### [Dataset records]
* * * *
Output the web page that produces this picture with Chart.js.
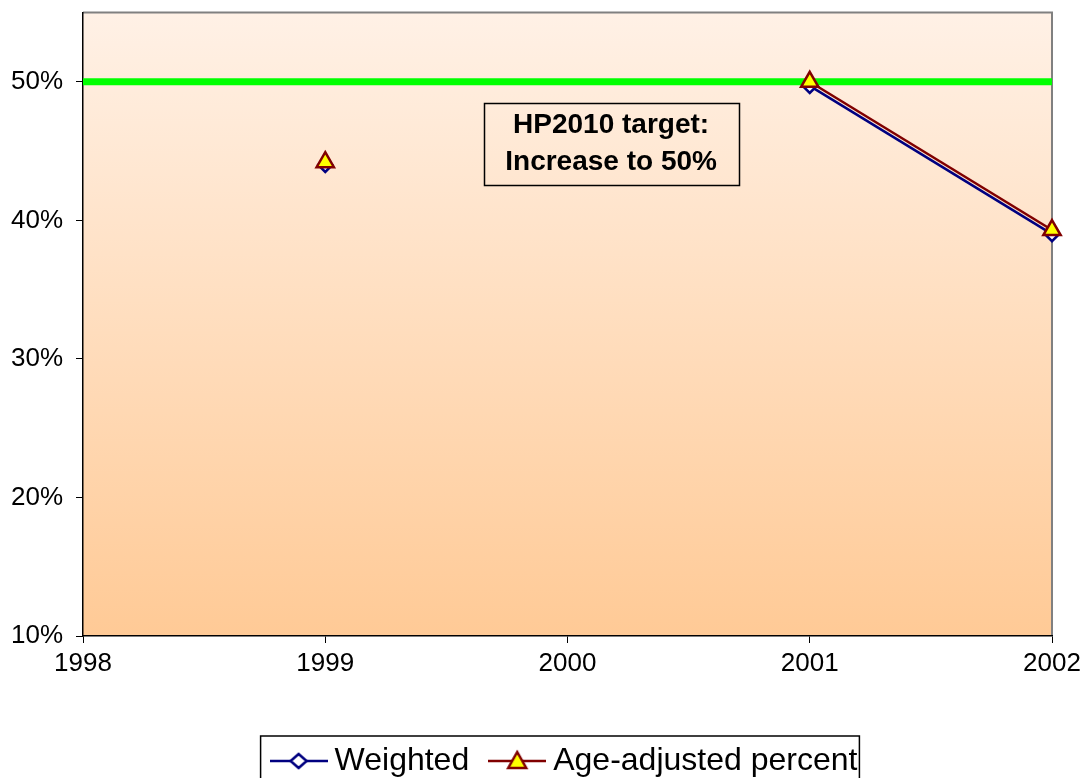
* * * *
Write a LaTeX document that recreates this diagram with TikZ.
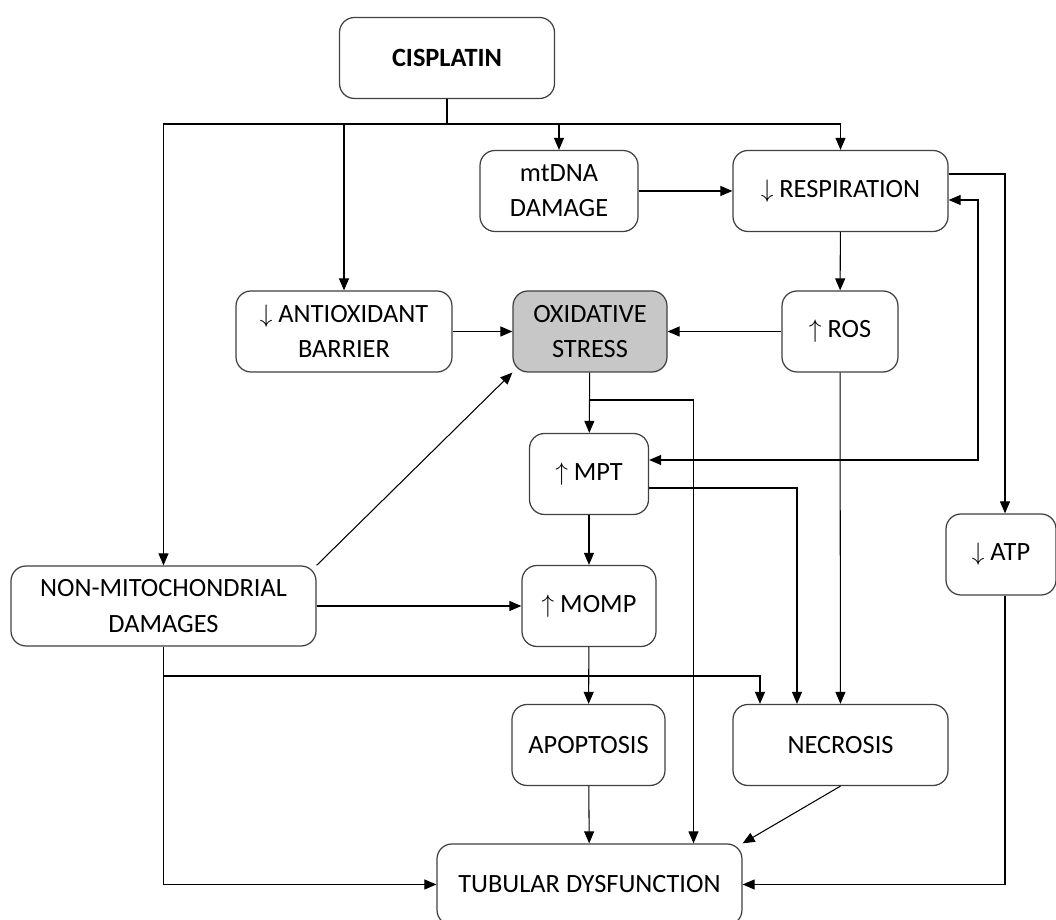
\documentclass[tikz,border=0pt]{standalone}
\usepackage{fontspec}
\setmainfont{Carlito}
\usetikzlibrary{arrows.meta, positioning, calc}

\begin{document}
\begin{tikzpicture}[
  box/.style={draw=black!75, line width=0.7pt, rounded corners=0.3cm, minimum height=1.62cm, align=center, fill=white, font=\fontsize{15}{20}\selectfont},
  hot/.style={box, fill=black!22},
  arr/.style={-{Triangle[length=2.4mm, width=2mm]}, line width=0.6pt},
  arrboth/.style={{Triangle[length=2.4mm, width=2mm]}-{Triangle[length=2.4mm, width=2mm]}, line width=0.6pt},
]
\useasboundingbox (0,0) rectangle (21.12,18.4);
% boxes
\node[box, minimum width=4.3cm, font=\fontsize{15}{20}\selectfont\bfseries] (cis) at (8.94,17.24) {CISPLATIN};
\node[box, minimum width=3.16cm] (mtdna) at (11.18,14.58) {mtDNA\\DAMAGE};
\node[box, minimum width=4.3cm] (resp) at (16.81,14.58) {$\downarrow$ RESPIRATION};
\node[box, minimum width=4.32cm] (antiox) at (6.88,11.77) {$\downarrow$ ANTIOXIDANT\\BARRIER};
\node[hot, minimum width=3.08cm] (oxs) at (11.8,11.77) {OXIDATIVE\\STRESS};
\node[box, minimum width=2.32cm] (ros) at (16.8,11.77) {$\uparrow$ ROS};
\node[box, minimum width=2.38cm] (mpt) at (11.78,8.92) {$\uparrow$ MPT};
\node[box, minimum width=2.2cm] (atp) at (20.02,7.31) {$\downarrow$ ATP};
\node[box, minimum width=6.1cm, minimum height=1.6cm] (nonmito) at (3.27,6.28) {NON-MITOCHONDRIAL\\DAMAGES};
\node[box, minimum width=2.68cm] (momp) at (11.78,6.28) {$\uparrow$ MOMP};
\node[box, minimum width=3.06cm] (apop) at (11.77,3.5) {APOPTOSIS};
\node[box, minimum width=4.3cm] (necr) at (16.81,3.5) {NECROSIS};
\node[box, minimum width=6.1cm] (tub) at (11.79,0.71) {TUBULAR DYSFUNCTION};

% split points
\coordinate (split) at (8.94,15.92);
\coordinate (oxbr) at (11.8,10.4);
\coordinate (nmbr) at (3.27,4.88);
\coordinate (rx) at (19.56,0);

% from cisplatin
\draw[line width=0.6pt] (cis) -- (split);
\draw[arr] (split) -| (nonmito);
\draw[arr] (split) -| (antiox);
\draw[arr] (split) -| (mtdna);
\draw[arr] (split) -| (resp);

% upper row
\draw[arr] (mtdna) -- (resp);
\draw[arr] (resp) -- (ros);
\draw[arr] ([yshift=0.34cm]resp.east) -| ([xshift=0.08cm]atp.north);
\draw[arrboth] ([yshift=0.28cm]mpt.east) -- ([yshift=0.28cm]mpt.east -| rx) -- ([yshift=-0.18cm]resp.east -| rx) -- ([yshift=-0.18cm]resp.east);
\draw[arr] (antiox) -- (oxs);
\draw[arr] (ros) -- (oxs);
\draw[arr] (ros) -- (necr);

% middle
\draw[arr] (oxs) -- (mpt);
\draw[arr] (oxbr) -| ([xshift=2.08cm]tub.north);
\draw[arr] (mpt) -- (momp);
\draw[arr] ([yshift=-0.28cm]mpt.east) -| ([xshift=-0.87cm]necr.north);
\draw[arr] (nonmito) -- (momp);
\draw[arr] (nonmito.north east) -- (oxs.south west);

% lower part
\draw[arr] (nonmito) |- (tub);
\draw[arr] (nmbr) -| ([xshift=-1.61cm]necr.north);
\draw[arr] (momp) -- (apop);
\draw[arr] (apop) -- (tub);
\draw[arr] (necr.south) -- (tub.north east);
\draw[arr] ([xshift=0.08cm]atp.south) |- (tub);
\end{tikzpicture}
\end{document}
* * * *
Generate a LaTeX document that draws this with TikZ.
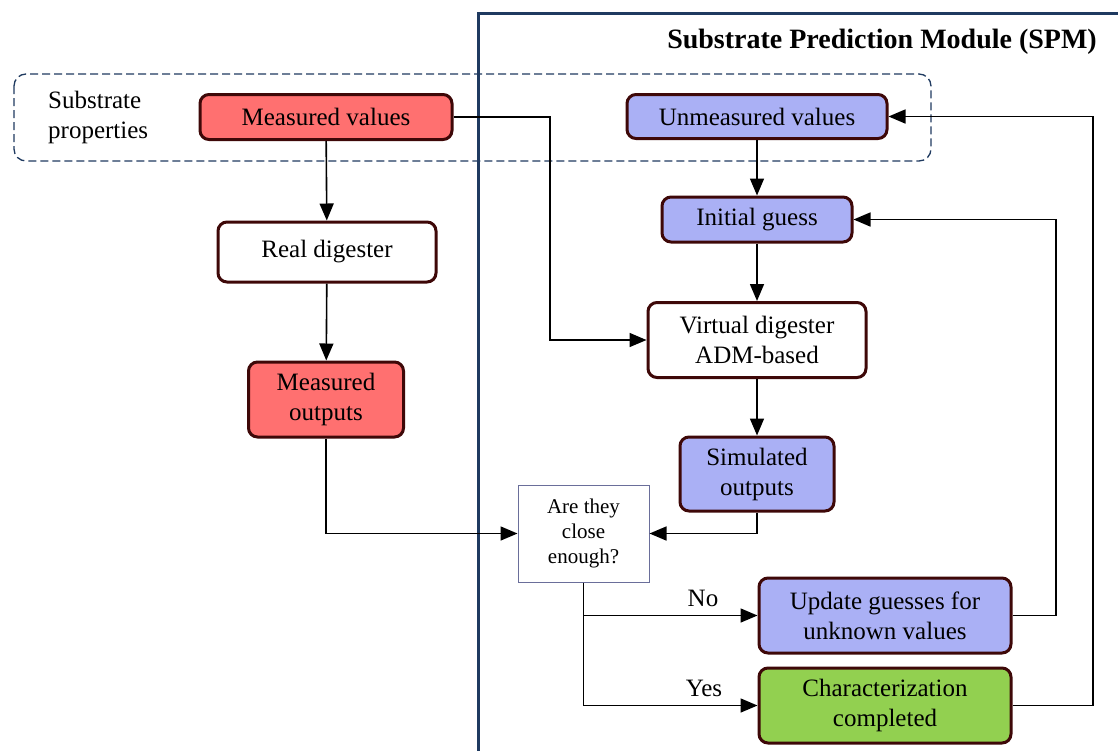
* * * *
### [Task directions]
Read the data above. Pull out each line in which the string "this" appears.

### [Completed task]
Output the web page that produces this picture with Chart.js.
Write a LaTeX document that recreates this diagram with TikZ.
Generate a LaTeX document that draws this with TikZ.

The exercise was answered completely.